Libyan sanctions and the Netherlands: part 2
Some aspects of the restructuring remain a little mysterious. For example, the Libyan Investment Authority owned and financed Oilinvest via several rather opaque shell companies on Curaçao. How did the restructuring deal with those shell companies? And who precisely owns the certificates issued by the Dutch foundation?
Two weeks ago Dutch Minister of Finance De Jager sent a letter [for a rough, non-official English translation, see here] to parliament, providing some information about the efforts to make Oilinvest comply with EU sanctions against Libyan state authorities. This letter does not answer the above questions, but raises further questions.
The Minister explains that his efforts were aimed "to enable the Oilvest group established and active in Europe to continue its activities". He considers that the restructuring, together with the establishment of special sanctions compliance committees, "addresses, in an effective and proportionate manner, the risks related to the blacklisting of the (indirect) shareholders of the Oilinvest group by the EU and the UN ". The Minister thus informed parliament about how he helped Oilinvest address the risks that the sanctions might pose to the company’s operations.

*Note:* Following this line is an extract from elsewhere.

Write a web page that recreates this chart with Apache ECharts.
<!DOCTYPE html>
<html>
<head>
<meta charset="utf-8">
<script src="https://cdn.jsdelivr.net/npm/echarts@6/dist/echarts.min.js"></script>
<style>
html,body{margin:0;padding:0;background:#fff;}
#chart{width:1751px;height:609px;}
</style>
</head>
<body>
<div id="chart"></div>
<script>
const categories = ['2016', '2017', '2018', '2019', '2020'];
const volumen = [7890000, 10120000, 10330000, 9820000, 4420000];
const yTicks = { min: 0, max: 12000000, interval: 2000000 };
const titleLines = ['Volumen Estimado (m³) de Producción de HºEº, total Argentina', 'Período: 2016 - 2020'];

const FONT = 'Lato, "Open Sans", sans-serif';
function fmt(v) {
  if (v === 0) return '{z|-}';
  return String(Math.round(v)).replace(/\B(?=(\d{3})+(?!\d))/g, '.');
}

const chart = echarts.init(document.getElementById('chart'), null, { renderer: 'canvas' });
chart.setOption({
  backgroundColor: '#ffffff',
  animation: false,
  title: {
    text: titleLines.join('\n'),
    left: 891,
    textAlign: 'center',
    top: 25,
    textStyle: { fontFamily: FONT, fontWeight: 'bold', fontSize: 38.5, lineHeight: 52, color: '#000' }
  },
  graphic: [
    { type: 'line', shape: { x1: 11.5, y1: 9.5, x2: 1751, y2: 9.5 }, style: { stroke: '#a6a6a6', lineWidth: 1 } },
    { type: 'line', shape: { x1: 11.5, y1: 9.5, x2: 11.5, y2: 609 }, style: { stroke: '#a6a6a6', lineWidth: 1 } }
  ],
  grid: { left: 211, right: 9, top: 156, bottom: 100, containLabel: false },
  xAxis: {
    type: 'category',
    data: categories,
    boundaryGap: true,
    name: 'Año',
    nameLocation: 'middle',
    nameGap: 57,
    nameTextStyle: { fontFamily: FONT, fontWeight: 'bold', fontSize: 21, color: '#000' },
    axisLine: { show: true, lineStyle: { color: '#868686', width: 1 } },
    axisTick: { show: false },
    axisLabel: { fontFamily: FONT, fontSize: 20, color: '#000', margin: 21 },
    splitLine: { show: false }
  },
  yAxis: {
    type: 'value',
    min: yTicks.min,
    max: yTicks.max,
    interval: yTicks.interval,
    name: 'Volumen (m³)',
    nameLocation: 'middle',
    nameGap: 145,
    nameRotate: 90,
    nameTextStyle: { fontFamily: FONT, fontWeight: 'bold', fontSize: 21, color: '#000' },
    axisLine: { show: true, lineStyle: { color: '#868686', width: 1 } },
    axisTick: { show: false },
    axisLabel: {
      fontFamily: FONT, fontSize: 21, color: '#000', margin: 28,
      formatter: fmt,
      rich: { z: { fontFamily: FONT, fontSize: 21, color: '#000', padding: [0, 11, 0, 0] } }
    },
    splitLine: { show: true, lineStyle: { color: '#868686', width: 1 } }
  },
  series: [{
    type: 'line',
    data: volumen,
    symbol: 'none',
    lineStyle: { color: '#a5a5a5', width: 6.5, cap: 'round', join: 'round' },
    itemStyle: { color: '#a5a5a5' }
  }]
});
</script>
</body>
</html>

That in itself is remarkable. One would expect the Minister to focus on ensuring compliance with the sanctions in an effective and proportionate manner – not on addressing risks for a company that is established in the Netherlands merely for tax reasons.
Regarding the restructuring, the letter explains that the Dutch foundation now holds 94.9% of the shares of Oilinvest (Netherlands) BV. So why was the remaining 5.1% not transferred to the foundation, and who holds it instead? And who owns the certificates issued by the foundation, in exchange for the shares? The Ministry of Finance must know the answers, but it did not provide them in the letter to parliament.
One might wonder why this is all still relevant, as the fighting in Libya seems almost over. When Gadaffi and his cronies are finally defeated, probably very soon, why still bother about sanctions intended to bring them down? Well, a lot will remain at stake even after Gadaffi goes. In periods of transition, there is a real danger of public assets disappearing into private hands, especially if the transition is quick and chaotic. We’ve seen that before in the Soviet Union and in Iraq. So disclosure about the financial structure and management of a company like Oilinvest is now more important than ever.
It’s not just Oilinvest’s ownership structure either. The company also had other financial ties with the regime and with secretive shell companies. For example, the European subsidiaries of Oilinvest (Netherlands) BV probably still have accounts payable to the National Oil Company of Libya, which used to be a main supplier of oil. At the end of 2009, on latest available figures, the outstanding amount was over EUR 200 million. What happened to the bills from the National Oil Company after the EU imposed the sanctions?
Furthermore, Oilinvest (Netherlands) BV itself probably still has long-term loans from Oilinvest (Finance) BV, one of the shell companies on Curaçao that falls outside the European part of the group. The latest annual report of the Dutch holding company mentions loans of more than EUR 600 million from Oilinvest (Finance) BV falling due somewhere in the period 2011-2014. What happened with those loans and with the interest due on those loans?
Finally, the letter mentions that the measures have been coordinated with relevant "EU member states and other strategic partners". Who are these partners? Who else, apart from EU governments and the company itself, had a say in the restructurings?
Perhaps the Minster does not realise that his letter is so vague that it raises more questions than it answers. There is an odour of secrecy and controversy around the Oilinvest dealings that will not be dispelled until the Ministry provides full disclosure.